After months of freefallling iPhone sales there, signs are emerging of a rebound in what is arguably Apple's most important international market.

Official government data, first reported by Bloomberg, suggests iPhone sales rose 12% in China in March, with overall shipments of non-Chinese smartphones jumping to 3.75 million units.

Though the Apple CEO made a brief remark about the company's iPhone unit growing "on a reported basis" in China during an earnings call this month, it's clear that the reversal hasn't come easily.

Apple has been pushed to take aggressive measures, such as rare price cuts, to rescue iPhone sales in the face of increasingly fierce competition in China.

Local competitor Huawei, for instance, has released two 5G smartphones since August 2023 — the Mate 60 Pro and Pura 70 Ultra — that have managed to gain significant traction with domestic consumers at Apple's expense.

A customer tries out Huawei Mate 60 smartphone at a Huawei flagship store on September 4, 2023 in Shanghai, China.
The Huawei Mate 60 rivals the latest iPhone.

Figures from Counterpoint Research published earlier this year highlighted just how much damage was being dealt to Apple in China, with iPhone sales there sliding 24% year-on-year in the first six weeks of 2024 alone.

Although China's overall smartphone market declined by 7% in that period, Huawei's smartphone sales jumped 64% over the same six weeks. According to Counterpoint estimates, iPhone sales fell 19% in the first three months of this year, leaving Apple trailing Chinese rivals such as Vivo and Honor.

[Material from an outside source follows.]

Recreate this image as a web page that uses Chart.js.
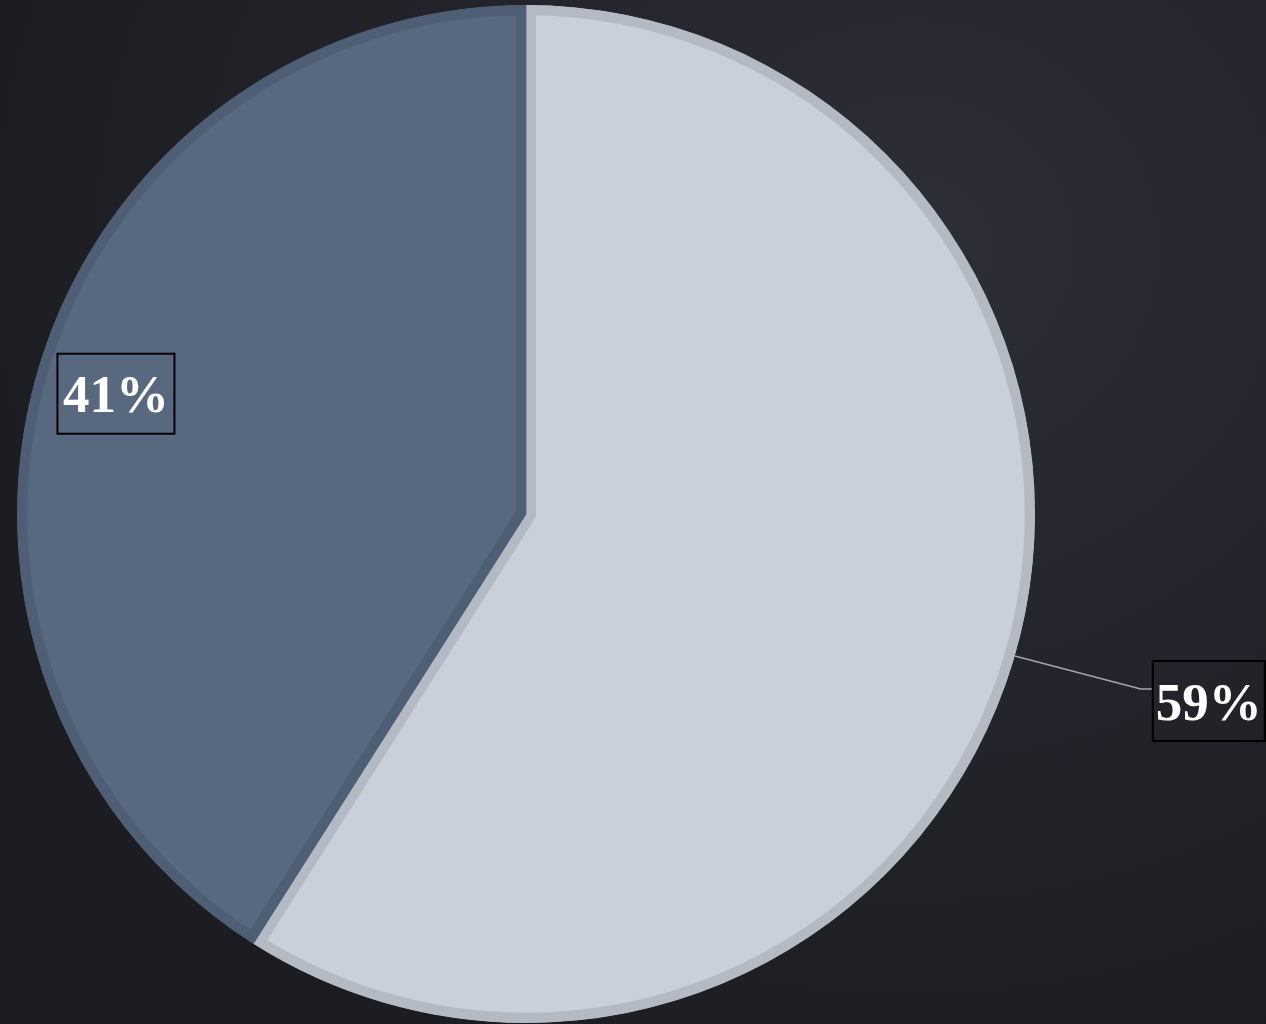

Given Apple generated net sales of almost $72.6 billion from the Greater China region in its last financial year, it's clear that the market is one that the company thinks it must protect.

It's why in the face of waning interest in iPhones — compounded by Beijing banning iPhones for government employees — Apple and its resellers introduced steep discounts on its top models earlier this year.

During the Lunar New Year in January, Apple introduced promotions that cut iPhone 15 prices by up to $70. By the end of February, some resellers were slashing prices on the iPhone 15 by as much as $180, according to one report.

It's worth noting just how unusual this is, with Apple almost never offering discounts on its top models just a few months after their release. But without them, it's possible that Apple's China crisis could have been even worse.

In its second quarter earnings report last week, Apple said net sales in the Greater China region came in at just under $16.4 billion, down from the $17.8 billion the previous year.

For Cook, who made a trip to China as recently as March to open a new Apple store in Shanghai, the bounceback will be welcomed. Sustaining it will be his next big test.